We also need to recognize that local police forces have been infiltrated by white supremacists these police forces must be reported investigated and dissolved or have those police forces put under independent civilian control to begin the process of identifying and removing white supremacists from the ranks of the police force. This includes a national data base that monitors and tracks an individual officer’s career including citizen complaints of excessive force, inappropriate behavior or other behavior that is incompatible with the police mission of protecting and serving their local communities. We need to also ensure that local police forces are recruiting from the local community to represent the demographics of the localities they support.
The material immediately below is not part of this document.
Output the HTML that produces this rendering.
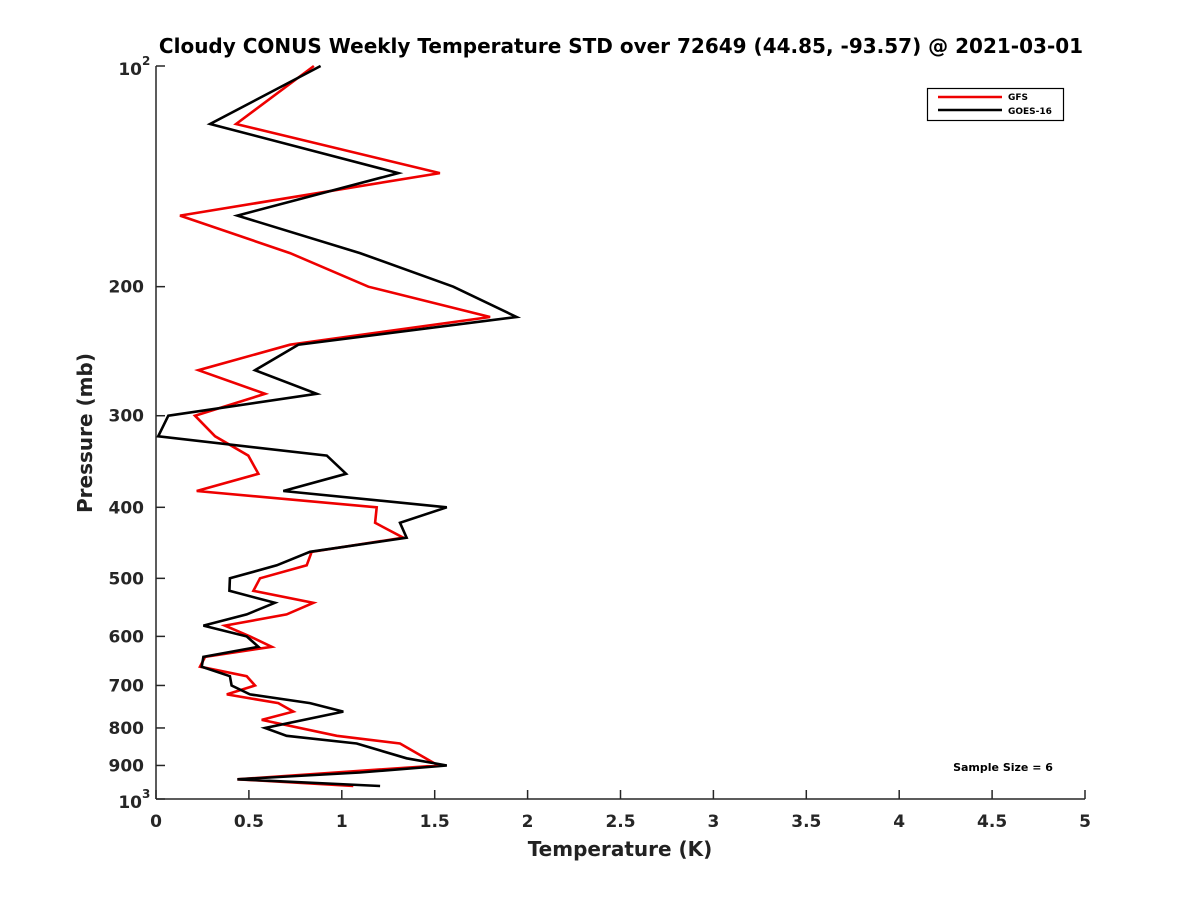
<!DOCTYPE html>
<html><head><meta charset="utf-8"><style>
body{margin:0;background:#fff;}
svg text{font-family:"DejaVu Sans","Liberation Sans",sans-serif;}
</style></head><body>
<svg id="chart" width="1200" height="900" xmlns="http://www.w3.org/2000/svg">
<text x="621" y="53" text-anchor="middle" font-size="20" font-weight="bold" fill="#000">Cloudy CONUS Weekly Temperature STD over 72649 (44.85, -93.57) @ 2021-03-01</text>
<g id="axes"></g>
<g id="series"></g>
<g>
<rect x="927.5" y="88.5" width="136" height="32" fill="#fff" stroke="#000" stroke-width="1.2"/>
<line x1="938" y1="97" x2="1002" y2="97" stroke="#e00" stroke-width="2.5"/>
<text x="1008" y="100" font-size="9" font-weight="bold">GFS</text>
<line x1="938" y1="110" x2="1002" y2="110" stroke="#000" stroke-width="2.5"/>
<text x="1008" y="114" font-size="9" font-weight="bold">GOES-16</text>
</g>
<text x="1003" y="771" text-anchor="middle" font-size="11" font-weight="bold">Sample Size = 6</text>
<text x="620" y="856" text-anchor="middle" font-size="20" font-weight="bold" fill="#222">Temperature (K)</text>
<text transform="translate(92,433) rotate(-90)" text-anchor="middle" font-size="20" font-weight="bold" fill="#222">Pressure (mb)</text>
</svg>
<script>
const xTicks=[0,0.5,1,1.5,2,2.5,3,3.5,4,4.5,5];
const yTicks=[200,300,400,500,600,700,800,900];
const gfsP=[100,120,140,160,180,200,220,240,260,280,300,320,340,360,380,400,420,440,460,480,500,520,540,560,580,600,620,640,660,680,700,720,740,760,780,820,840,900,940,960];
const gfsT=[0.850,0.431,1.528,0.129,0.721,1.143,1.798,0.721,0.228,0.587,0.210,0.318,0.497,0.551,0.219,1.188,1.179,1.331,0.838,0.811,0.560,0.524,0.847,0.703,0.371,0.506,0.623,0.264,0.237,0.488,0.533,0.381,0.658,0.739,0.569,0.973,1.313,1.519,0.438,1.062];
const goesP=[100,120,140,160,180,200,220,240,260,280,300,320,340,360,380,400,420,440,460,480,500,520,540,560,580,600,620,640,660,680,700,720,740,760,800,820,840,880,900,920,940,960];
const goesT=[0.886,0.291,1.304,0.438,1.098,1.600,1.941,0.766,0.533,0.865,0.066,0.012,0.919,1.023,0.685,1.565,1.313,1.349,0.829,0.650,0.398,0.395,0.640,0.488,0.255,0.488,0.551,0.255,0.246,0.398,0.407,0.506,0.829,1.008,0.587,0.703,1.080,1.349,1.565,1.098,0.438,1.206];
const L=156,R=1085,T=66,B=799;
const xs=v=>L+(R-L)*v/5;
const ys=p=>T+(B-T)*Math.log10(p/100);
const NS="http://www.w3.org/2000/svg";
function mk(tag,attrs,parent){const e=document.createElementNS(NS,tag);for(const k in attrs)e.setAttribute(k,attrs[k]);parent.appendChild(e);return e;}
const ax=document.getElementById('axes');
let e=mk('line',{x1:L,y1:T,x2:L,y2:B,stroke:'#262626','stroke-width':1.5},ax);


e=mk('line',{x1:L,y1:B,x2:R,y2:B,stroke:'#262626','stroke-width':1.5},ax);


xTicks.forEach(v=>{
 const x=xs(v);
 let t=mk('line',{x1:x,y1:B,x2:x,y2:B-9,stroke:'#262626','stroke-width':1.5},ax);
 
 
 let l=mk('text',{x:x,y:B+28,'text-anchor':'middle','font-size':17,'font-weight':'bold',fill:'#262626'},ax);
 l.textContent=String(v);
 
 
});
[100].concat(yTicks,[1000]).forEach(p=>{
 const y=ys(p);
 let t=mk('line',{x1:L,y1:y,x2:L+9,y2:y,stroke:'#262626','stroke-width':1.5},ax);
 
 
});
yTicks.forEach(p=>{
 let l=mk('text',{x:L-12,y:ys(p)+6,'text-anchor':'end','font-size':17,'font-weight':'bold',fill:'#262626'},ax);
 l.textContent=String(p);
 
 
});
[[100,'2'],[1000,'3']].forEach(([p,ex])=>{
 let l=mk('text',{x:L-14,y:ys(p)+9,'text-anchor':'end','font-size':17,'font-weight':'bold',fill:'#262626'},ax);
 l.textContent='10';
 
 
 let s=mk('text',{x:L-14,y:ys(p)-1,'font-size':12,'font-weight':'bold',fill:'#262626'},ax);
 s.textContent=ex;
 
 
});
const sg=document.getElementById('series');
function line(P,Tv,color,name){
 const pts=P.map((p,i)=>xs(Tv[i]).toFixed(1)+','+ys(p).toFixed(1)).join(' ');
 const pl=mk('polyline',{points:pts,fill:'none',stroke:color,'stroke-width':2.6,'stroke-linejoin':'miter'},sg);
 
 
}
line(gfsP,gfsT,'#e00','gfs-line');
line(goesP,goesT,'#000','goes-16-line');
</script>
</body></html>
Another area we need to examine is removing qualified immunity ensuring that individual officers can be held accountable for police abuse. Mandating video / audio cams for all police that can’t be turned off by officers. Replacing police patrols with community assistants who can work with community leaders and activists to address local community challenges. We should be placing community leaders in the position of investigating police abuses. Budgeting for departments should be reviewed in light of the need to redirect resources back into the community. Note that recent legislation signed into law in Florida by Republican Governor Ron DeSantis makes it almost impossible for local communities to re-allocate police budget to other programs a law that needs to be overturned given the overreach of the legislation to allow for real police reform.

The first step in addressing many of these systemic problems will be passing the George Floyd Justice in Policing Act. It was reported that last week a bipartisan and bicameral group lead by Senators Cory Booker (NJ) and Tim Scott (SC) were working to gain agreement on the legislative details. We will need to continue to put pressure on the Senate to pass this critical legislation now.